Por exemplo, a bitcoin só aceita a emissão de 21 milhões de moedas (ainda não estão todas emitidas), para alargar o número de emissão de moedas é preciso um consenso dentro da rede.

João Moreira Rato explicou que “todas as transações de bitcoins têm de gerar consensos”, e esses consensos, no caso das bitcoins, geram-se através da “Proof of Work”, ou seja da capacidade de mineração de Bitcoin, que é o processo de adicionar registos de transações ao livro-razão público, que armazena transações passadas. Este livro razão é chamado Blockchain pelo fato de ser uma cadeia de blocos de transações/registos.

A “Proof of Work” é o primeiro mecanismo de consenso distribuído, iniciado pelo criador do Bitcoin (com o pseudónimo de Satoshi Nakamoto).  Muitas criptomoedas seguiram o exemplo, incluindo Ethereum.

Na PoW, todos os computadores da rede que são encarregados de manter a segurança da blockchain (conhecidos como mineradores de bitcoin), trabalham para resolver um quebra-cabeça que consiste numa função matemática chamada hash. Os computadores competem para encontrar um hash com propriedades específicas. O computador que encontra a resposta primeiro (que é a prova de que eles fizeram o trabalho necessário) pode adicionar um novo bloco de transações ao blockchain.

João Moreira Rato falou ainda da “entrada livre” na rede, lembrando que estudou na Nova e aprendeu a defender o mercado livre e a múltipla concorrência.

A tecnologia Blockchain proporciona esses princípios, nomeadamente a emissão de “smart contracts”, que se define por ser um contrato digital de execução automática de um pagamento.

Os contratos inteligentes sobre criptografias descentralizadas permitem que partes mutuamente desconfiadas efectuem transações com segurança sem necessidade de recorrer a terceiros.

Isto permite ter formas de medir a qualidade de um produto ou de um serviço. A entrega do pagamento é feita se os critérios de qualidade forem preenchidos. A reputação perde então importância no mercado e isso facilita a entrada livre (free entry).

Daí partiu para o tema da formação de cartéis no mercado, dizendo que depende da verificação de o cartel estar a ser ou não rompido. “O facto dessa informação estar automaticamente disponível para os participantes da rede, torna mais fácil verificar imediatamente se algum dos participantes está  romper com o cartel. Assim facilita a cartelização do mercado”, disse Moreira Rato.

“Há prós e contras que devem ser considerados” na Blockchain.

Com isto João Moreira Rato introduz o cenário de os bancos centrais emitirem moedas digitais. “Aqui há duas escolhas a fazer. Se a moeda deve ser mantida anónima, ou não, ou se devemos permitir que se pague um juro”, e assim, explica as criptomoedas deixariam de ser apenas um meio de pagamento.

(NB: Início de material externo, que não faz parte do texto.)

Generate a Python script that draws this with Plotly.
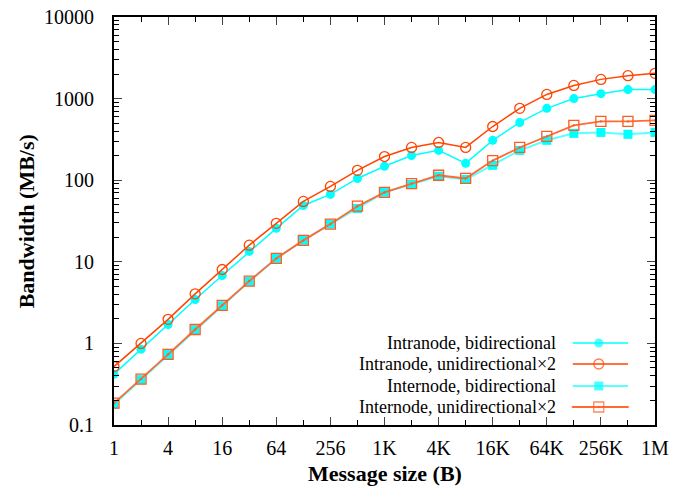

O ex-presidente do IGCP, que está a assessorar a Oliver Wyman na criação de uma agência de dívida pública no Kuwait, defende que é possível emitir moedas digitais com uma taxa de juro associada.

João Moreira Rato deu o exemplo dos Certificados de Aforro (de curto prazo) que são de subscrição digital, e têm um juro associado.

“Neste cenário quais seriam as diferentes funções da politica monetária e os diferentes aspectos a considerar? O primeiro, uma criptomoeda emitida por um banco central, usada como meio de pagamento dá algumas vantagens à existência de bitcoins, porque devem ser menos voláteis quando emitidas por um banco central. O segundo aspecto, se for possível emitir criptomoedas digitais que paguem juros passamos a ter um novo instrumento de política monetária. Os bancos centrais no futuro podem usar estas moedas como instrumento de política monetária, competindo com todos os outros instrumentos financeiros de curto prazo”, explicou.

“Um terceiro aspecto a ter em conta, tem a ver com a intermediação. Pois se um banco central decidir emitir agressivamente moedas digitais isso pode tirar os bancos da cadeia de valor, porque passa a emitir moedas digitais diretamente para o público. Nessa altura quando olharmos para o balanço de um banco central, para o lado do ativo, teremos os depósitos dos bancos comerciais no banco central e as moedas digitais em circulação, e quanto maior for esta cadeia menor o papel dos bancos na multiplicação do dinheiro”, isto é, menor a capacidade dos bancos de ampliar a base monetária, referiu João Moreira Rato.

“E num cenário de crise? Não haverá uma transferência massiva de depósitos para as moedas digitais emitidas pelos bancos centrais?”, questionou João Moreira Rato.

Em contraponto aos “contras” do sistema da moeda digital, ao nível do possível controlo dos bancos centrais, Celso Martinho, da Bright Pixel,  lembrou que é a primeira rede de pagamento descentralizada (ponto-a-ponto) onde os usuários é que gerenciam o sistema, sem necessidade de intermediador ou autoridade central.